In an insightful article in the New York Times Sunday magazine (8/1), Peggy Orenstein, author of the fall book Cinderella Ate My Daughter, wrote about Twitter. At her publisher’s urging, she is trying to raise an army of tweeple to help promote her book. She feels that tweeting about one’s personal life to please others makes us actors in a reality TV show.

She enjoys Twitter’s “infinite potential for connection” and the “opportunity for self-expression.” But she writes: “The risk of the performance culture, of the packaged self, is that it erodes the very relationships it purports to create and alienates us from our own humanity.”

When the world shares our personal and professional lives, what becomes of privacy and intimacy? This conflict will be the basis for thousands of fiction and nonfiction books. But it brings up the challenge of separating “person and persona, the public and private self.” You can appreciate this tension as a source for writing, but how do you forge and maintain two lives—one online that’s personal and professional, and one that’s private, that’s yours and you share only with those closest to you?

Creating a Living and a Life

A song from  A Chorus Line, which is about actors auditioning for a show,  begins: “Who am I, anyway? Am I my resume? That is a picture of a person I don’t know.” There are more ways to live, write, and get published than ever. (There’s a book to be done about the vast range of lifestyles we have to choose from.) Who you are determines the choices you make, and they become part of your identity.

As a writer, you need to be able to adapt faster than ever in response to changes in culture, technology, the economy, and the growing number of options you have as a writer as your craft, promotability, and career grow.

Out of this large evolving melange of possibilities, you have to continue to figure out who you are clearly enough to create a living and a life. And you don’t have a moment to waste. Devote your time to developing your talents, skills, knowledge, and relationships. You will need them.

Life, like art, consists of drawing the line somewhere. Good thing writers always have a pen handy. May fate elevate you from the literary chorus line to a starring role, yet enable you to disappear as soon as you leave the theater. Become a bestselling author, if that’s your goal. But if you do, you’ll need a private life even more.

(My thanks to our brilliant colleague, Laurie McLean–www.agentsavant.com–for passing on the humor at the beginning of this post.)

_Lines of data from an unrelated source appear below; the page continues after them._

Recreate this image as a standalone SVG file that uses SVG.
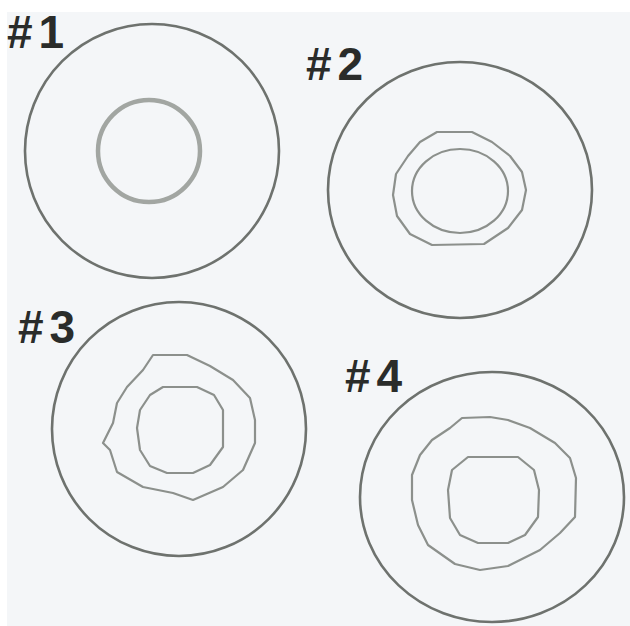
<svg xmlns="http://www.w3.org/2000/svg" width="630" height="626" viewBox="0 0 630 626">
<style>
.bg{fill:#f4f6f8}
.outer{fill:none;stroke:#6e726e;stroke-width:2.6}
.inner{fill:none;stroke:#8c908c;stroke-width:2.2;stroke-linejoin:round}
.thick{fill:none;stroke:#a2a6a2;stroke-width:4.5}
.lbl{font-family:"Liberation Sans",Arial,sans-serif;font-weight:bold;font-size:46px;fill:#2a2c2a;letter-spacing:6px}
</style>
<rect width="630" height="626" fill="#ffffff"/>
<rect class="bg" x="7" y="12" width="623" height="614"/>
<g id="disc1">
<circle class="outer" cx="152" cy="151" r="127"/>
<circle class="thick" cx="149" cy="151" r="51"/>
<text class="lbl" x="7" y="48">#1</text>
</g>
<g id="disc2">
<ellipse class="outer" cx="460" cy="190" rx="132" ry="128"/>
<path class="inner" d="M437,132 L472,132 L492,142 L510,156 L522,172 L526,190 L522,210 L508,228 L484,244 L432,245 L410,234 L397,216 L393,195 L396,174 L408,156 L420,142 Z"/>
<ellipse class="inner" cx="460" cy="191" rx="48" ry="42"/>
<text class="lbl" x="306" y="80">#2</text>
</g>
<g id="disc3">
<circle class="outer" cx="179" cy="429" r="127"/>
<path class="inner" d="M153,355 L187,355 L210,366 L233,380 L250,398 L255,420 L255,443 L243,470 L223,487 L193,500 L173,493 L143,487 L117,472 L110,450 L103,443 L113,423 L117,403 L127,387 L143,370 Z"/>
<path class="inner" d="M163,387 L197,387 L214,395 L223,410 L223,447 L210,465 L193,473 L167,473 L150,466 L140,450 L137,428 L140,410 L150,395 Z"/>
<text class="lbl" x="18" y="343">#3</text>
</g>
<g id="disc4">
<ellipse class="outer" cx="492" cy="497" rx="132" ry="125"/>
<path class="inner" d="M462,418 L490,417 L508,420 L530,428 L555,443 L570,458 L576,478 L575,517 L560,533 L540,550 L508,566 L480,570 L455,564 L428,545 L418,525 L412,500 L412,475 L420,455 L432,440 L450,428 Z"/>
<path class="inner" d="M468,457 L518,457 L534,470 L539,490 L538,517 L525,535 L508,543 L478,543 L460,535 L450,518 L448,490 L452,470 Z"/>
<text class="lbl" x="345" y="392">#4</text>
</g>
</svg>
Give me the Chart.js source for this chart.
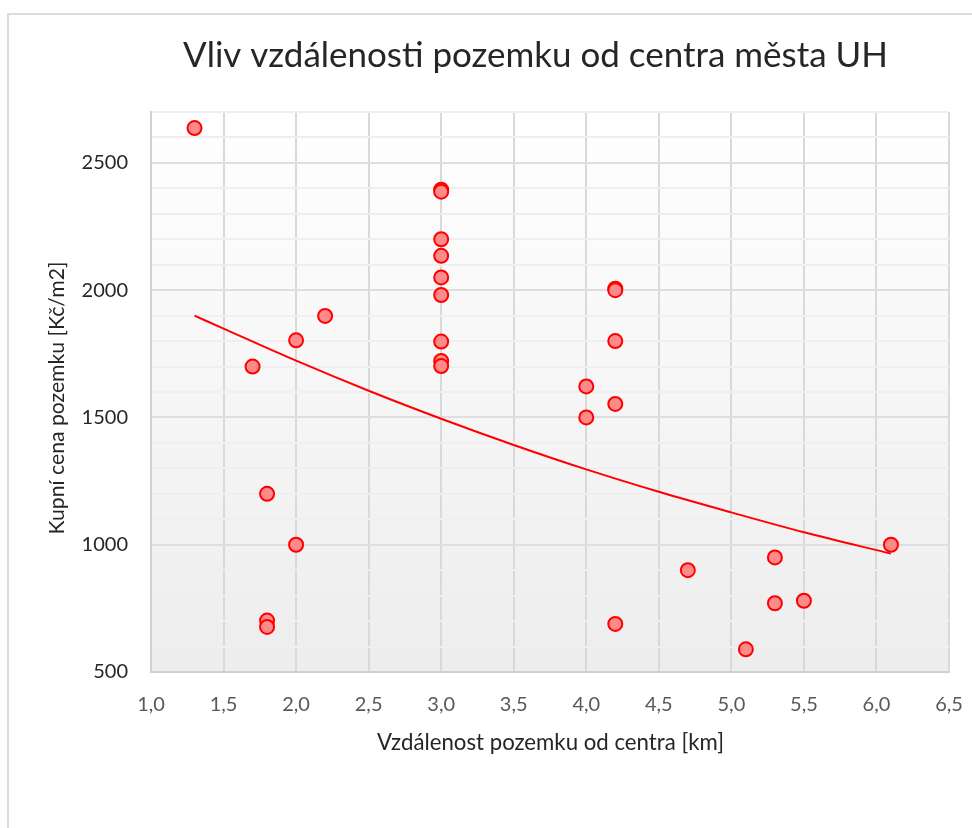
<!DOCTYPE html>
<html>
<head>
<meta charset="utf-8">
<script src="https://cdn.jsdelivr.net/npm/chart.js@4.4.1/dist/chart.umd.min.js"></script>
<style>
  html, body { margin:0; padding:0; background:#fff; overflow:hidden; }
  #wrap { position:relative; width:972px; height:828px; overflow:hidden; }
  #frame { position:absolute; left:7px; top:13px; width:1000px; height:900px; border:2px solid #dcdcdc; box-sizing:border-box; }
  canvas { position:absolute; left:0; top:0; }
</style>
</head>
<body>
<div id="wrap">
  <div id="frame"></div>
  <canvas id="c" width="972" height="828"></canvas>
</div>
<script>
// Data
const distances = [1.3, 1.7, 1.8, 1.8, 1.8, 2.0, 2.0, 2.2,
  3.0, 3.0, 3.0, 3.0, 3.0, 3.0, 3.0, 3.0, 3.0,
  4.0, 4.0, 4.2, 4.2, 4.2, 4.2, 4.2,
  4.7, 5.1, 5.3, 5.3, 5.5, 6.1];
const prices = [2637, 1700, 1200, 702, 677, 1803, 1000, 1899,
  2395, 2387, 2200, 2135, 2050, 1981, 1798, 1722, 1702,
  1622, 1500, 2006, 2000, 1800, 1553, 689,
  900, 589, 950, 770, 780, 1000];
// Trendline
const trendX = [1.3, 1.5, 2.0, 2.5, 3.0, 3.5, 4.0, 4.5, 5.0, 5.5, 6.1];
const trendY = [1900, 1849, 1723, 1605, 1495, 1392, 1296, 1208, 1127, 1049, 965];

const chartTitle = 'Vliv vzdálenosti pozemku od centra města UH';
const xTitle = 'Vzdálenost pozemku od centra [km]';
const yTitle = 'Kupní cena pozemku [Kč/m2]';

const FONT = 'Lato, "Open Sans", sans-serif';

const bgPlugin = {
  id: 'plotBg',
  beforeDraw(chart) {
    const {ctx, chartArea: a} = chart;
    const g = ctx.createLinearGradient(0, a.top, 0, a.bottom);
    g.addColorStop(0, '#ffffff');
    g.addColorStop(1, '#ededed');
    ctx.save();
    ctx.fillStyle = g;
    ctx.fillRect(a.left, a.top, a.right - a.left, a.bottom - a.top);
    ctx.restore();
  }
};

function fitFont(ctx, text, targetW, base) {
  ctx.font = base + 'px ' + FONT;
  const w = ctx.measureText(text).width;
  return base * targetW / w;
}

const textPlugin = {
  id: 'texts',
  afterDraw(chart) {
    const ctx = chart.ctx;
    ctx.save();
    ctx.fillStyle = '#262626';
    let fs = fitFont(ctx, chartTitle, 705, 30);
    ctx.font = fs + 'px ' + FONT;
    ctx.textAlign = 'center';
    ctx.textBaseline = 'alphabetic';
    ctx.fillText(chartTitle, 535.5, 67);
    fs = fitFont(ctx, xTitle, 347, 18);
    ctx.font = fs + 'px ' + FONT;
    ctx.fillText(xTitle, 550.5, 750);
    fs = fitFont(ctx, yTitle, 273, 18);
    ctx.font = fs + 'px ' + FONT;
    ctx.translate(64, 398);
    ctx.rotate(-Math.PI / 2);
    ctx.fillText(yTitle, 0, 0);
    ctx.restore();
  }
};

const points = distances.map((d, i) => ({x: d, y: prices[i]}));
const trend = trendX.map((d, i) => ({x: d, y: trendY[i]}));

new Chart(document.getElementById('c'), {
  type: 'scatter',
  data: {
    datasets: [
      {
        label: 'Trend',
        data: trend,
        showLine: true,
        borderColor: '#ff0000',
        borderWidth: 2,
        pointRadius: 0,
        pointHoverRadius: 0,
        cubicInterpolationMode: 'monotone',
        fill: false,
        order: 2
      },
      {
        label: 'Cena',
        data: points,
        backgroundColor: '#ff8a8a',
        borderColor: '#ff0000',
        borderWidth: 2,
        pointRadius: 7,
        order: 1
      }
    ]
  },
  options: {
    responsive: false,
    animation: false,
    devicePixelRatio: 1,
    layout: { padding: { left: 0, top: 112, right: 23, bottom: 0 } },
    plugins: {
      legend: { display: false },
      title: { display: false },
      tooltip: { enabled: false }
    },
    scales: {
      x: {
        type: 'linear',
        min: 1,
        max: 6.5,
        afterFit(s) { s.height = 156; s.paddingLeft = 0; s.paddingRight = 0; },
        ticks: {
          stepSize: 0.5,
          padding: 21,
          maxRotation: 0,
          color: '#595959',
          font: { family: FONT, size: 20 },
          callback: v => v.toFixed(1).replace('.', ',')
        },
        grid: { color: '#d9d9d9', lineWidth: 2, drawTicks: false },
        border: { color: '#d0d0d0', width: 2 }
      },
      y: {
        type: 'linear',
        min: 500,
        max: 2700,
        afterFit(s) { s.width = 151; s.paddingTop = 0; s.paddingBottom = 0; },
        ticks: {
          stepSize: 100,
          autoSkip: false,
          padding: 23,
          color: '#262626',
          font: { family: FONT, size: 20 },
          callback: v => (v % 500 === 0 ? String(v) : '')
        },
        grid: {
          drawTicks: false,
          color: ctx => (ctx.tick && ctx.tick.value % 500 === 0) ? '#dedede' : '#efefef',
          lineWidth: 2
        },
        border: { color: '#d0d0d0', width: 2 }
      }
    }
  },
  plugins: [bgPlugin, textPlugin]
});
</script>
</body>
</html>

Writing for a Time Capsule

August 3, 2010

“No legs, no jokes, no chance.”

That was the response of a producer to an out-of-town tryout of Oklahoma! Audiences, however, were delighted. The program noted that the show went on to become Broadway’s longest running show for thirteen years.

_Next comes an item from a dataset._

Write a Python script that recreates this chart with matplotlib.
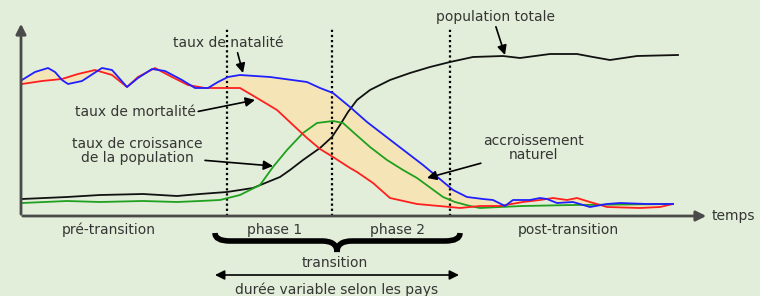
import numpy as np
import matplotlib.pyplot as plt
from matplotlib.path import Path
from matplotlib.patches import PathPatch

plt.rcParams['font.family'] = ['DejaVu Sans']

# temps (unités arbitraires) et niveaux
blue_t = [1, 14, 27, 34, 41, 47, 61, 81, 91, 106, 117, 131, 144, 161, 174, 187, 197, 207, 219, 249,
          286, 299, 312, 329, 346, 372, 402, 426, 432, 446, 462, 472, 484, 492, 509, 519, 526, 536,
          552, 569, 586, 599, 626, 652]
blue_v = [136, 144, 148, 144, 136, 132, 135, 148, 146, 129, 138, 147, 145, 136, 128, 128, 134, 139,
          141, 139, 134, 128, 123, 109, 94, 74, 51, 31, 26, 19, 17, 16, 10, 16, 16, 18, 17, 13, 14,
          9, 12, 13, 12, 12]

red_t = [1, 21, 41, 57, 74, 91, 106, 117, 134, 151, 167, 184, 201, 219, 236, 256, 272, 286, 299,
         312, 329, 336, 352, 369, 396, 429, 439, 459, 479, 502, 519, 532, 546, 556, 569, 586, 619,
         639, 652]
red_v = [132, 135, 137, 142, 146, 141, 129, 139, 148, 139, 131, 128, 128, 128, 118, 106, 91, 78,
         67, 59, 48, 44, 33, 18, 12, 9, 8, 10, 10, 14, 16, 18, 16, 18, 14, 9, 8, 9, 12]

green_t = [1, 46, 79, 122, 156, 179, 199, 219, 239, 252, 266, 282, 296, 312, 322, 332, 349, 366,
           382, 396, 422, 434, 449, 459, 479, 502, 552, 652]
green_v = [13, 15, 14, 15, 14, 15, 16, 21, 31, 49, 66, 83, 93, 95, 93, 84, 69, 56, 46, 38, 19, 14,
           10, 8, 9, 10, 11, 12]

black_t = [1, 46, 79, 122, 139, 156, 179, 206, 232, 259, 269, 282, 299, 311, 319, 327, 336, 349,
           369, 389, 409, 429, 452, 482, 499, 529, 556, 572, 589, 616, 657]
black_v = [17, 19, 21, 22, 21, 20, 22, 24, 28, 39, 46, 56, 68, 79, 91, 104, 116, 126, 136, 143,
           149, 154, 159, 160, 158, 162, 162, 159, 156, 160, 161]

phase_bounds = [206, 311, 429]
phase_labels = ['pré-transition', 'phase 1', 'phase 2', 'post-transition']
phase_label_t = [88, 254, 376, 547]

bg = '#e2eed9'
txt = '#353535'
fs = 10

fig = plt.figure(figsize=(7.6, 2.96), dpi=100, facecolor=bg)
ax = fig.add_axes([0, 0, 1, 1])
ax.set_facecolor(bg)
ax.set_xlim(-21, 739)
ax.set_ylim(-80, 216)
ax.axis('off')

# zone d'accroissement naturel
ax.fill(np.r_[blue_t, red_t[::-1]], np.r_[blue_v, red_v[::-1]], color='#f5e5b6', lw=0, zorder=1)

ax.plot(black_t, black_v, color='#111111', lw=1.3, zorder=3)
ax.plot(green_t, green_v, color='#1fa01f', lw=1.3, zorder=3)
ax.plot(red_t, red_v, color='#ff1f1f', lw=1.3, zorder=3)
ax.plot(blue_t, blue_v, color='#1f1fff', lw=1.3, zorder=3)

for b in phase_bounds:
    ax.plot([b, b], [0, 188], color='black', lw=1.6, ls=(0, (1, 1.3)), zorder=2)

# axes avec flèches
ax.annotate('', xy=(0, 195), xytext=(0, -1),
            arrowprops=dict(arrowstyle='-|>', color='#4a4a4a', lw=2, mutation_scale=15))
ax.annotate('', xy=(688, 0), xytext=(-1, 0),
            arrowprops=dict(arrowstyle='-|>', color='#4a4a4a', lw=2, mutation_scale=15))
ax.text(691, 0, 'temps', fontsize=fs, color=txt, va='center', ha='left')

for lab, t in zip(phase_labels, phase_label_t):
    ax.text(t, -14, lab, fontsize=fs, color=txt, ha='center', va='center')

arrow = dict(arrowstyle='-|>', color='black', lw=1.2, mutation_scale=14, shrinkA=0, shrinkB=0)
ax.annotate('taux de natalité', xy=(222, 143), xytext=(207, 173), fontsize=fs, color=txt,
            ha='center', va='center', arrowprops=dict(arrow, relpos=(0.58, 0)))
ax.annotate('population totale', xy=(484, 161), xytext=(474, 199), fontsize=fs, color=txt,
            ha='center', va='center', arrowprops=dict(arrow, relpos=(0.5, 0)))
ax.annotate('taux de mortalité', xy=(234, 116), xytext=(114, 104), fontsize=fs, color=txt,
            ha='center', va='center', arrowprops=dict(arrow, relpos=(1, 0.5)))
ax.annotate('taux de croissance\nde la population', xy=(252, 50), xytext=(116, 65), fontsize=fs,
            color=txt, ha='center', va='center', linespacing=1.0,
            arrowprops=dict(arrow, relpos=(0.93, 0.2)))
ax.annotate('accroissement\nnaturel', xy=(406, 38), xytext=(513, 68), fontsize=fs, color=txt,
            ha='center', va='center', linespacing=1.0,
            arrowprops=dict(arrow, relpos=(0.22, 0.2)))

# accolade "transition"
L, R, C = 194, 439, 316
top, bar, tip = -17, -25, -36
verts = [(L, top), (L, bar), (L + 15, bar), (C - 15, bar), (C, bar), (C, tip),
         (C, bar), (C + 15, bar), (R - 15, bar), (R, bar), (R, top)]
codes = [Path.MOVETO, Path.CURVE3, Path.CURVE3, Path.LINETO, Path.CURVE3, Path.CURVE3,
         Path.CURVE3, Path.CURVE3, Path.LINETO, Path.CURVE3, Path.CURVE3]
ax.add_patch(PathPatch(Path(verts, codes), fill=False, lw=4, color='black', capstyle='butt'))
ax.text(314, -47, 'transition', fontsize=fs, color=txt, ha='center', va='center')

ax.annotate('', xy=(194, -59), xytext=(438, -59),
            arrowprops=dict(arrowstyle='<|-|>', color='black', lw=1.2, mutation_scale=14,
                            shrinkA=0, shrinkB=0))
ax.text(316, -74, 'durée variable selon les pays', fontsize=fs, color=txt, ha='center', va='center')

fig.savefig('out.png', dpi=100, facecolor=bg)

Oklahoma! was the first modern musical because the songs and dances didn’t just entertain, they served the story. The show was based on a straight play called Green Grow the Lilacs, which wasn’t a hit and to which Rodgers and Hammerstein’s first collaboration added music and lyrics.

Elizabeth and I just saw a summer stock version of the show at the Sacramento Music Circus. More than ever, I appreciated the show as a time-capsule musical, the inspiring, quintessential play about the hope and promise of America. A century from now, if people want to watch plays that capture the American dream, Oklahoma! will be one of them.

Dreaming Big

The show also suggested a wonderful literary goal: writing books that will be read in a hundred years. Are there stories–long or short, true or fictional, American or foreign, successful or obscure–that you can re-imagine for today’s and tomorrow’s readers? Whatever narratives you choose to write, remember a simple criterion for every word: serve the story.

The Web gives you to tools to create in any medium and link your work to your e-book as well as link to anything else on the Web. This makes enhanced e-books that enable you to build a community of readers first modern books. They vastly extend your creative potential as well as your ability to reach readers. Old ideas, new techniques—the arts evolve, but the needs and desires of people and artists don’t. Seize the chance to tell the stories that only you can in the way only you can tell them.

Expect out-of-town rejections. In his outstanding keynote at the San Francisco Writers Conference, Steve Berry said that before he hit the bestseller list, he received 85 rejections on five novels before selling one. (His talk is available at www.sfwriters.org.)

Only time will tell if you’re right, and if you dedicate yourself to your craft and your career, you will be.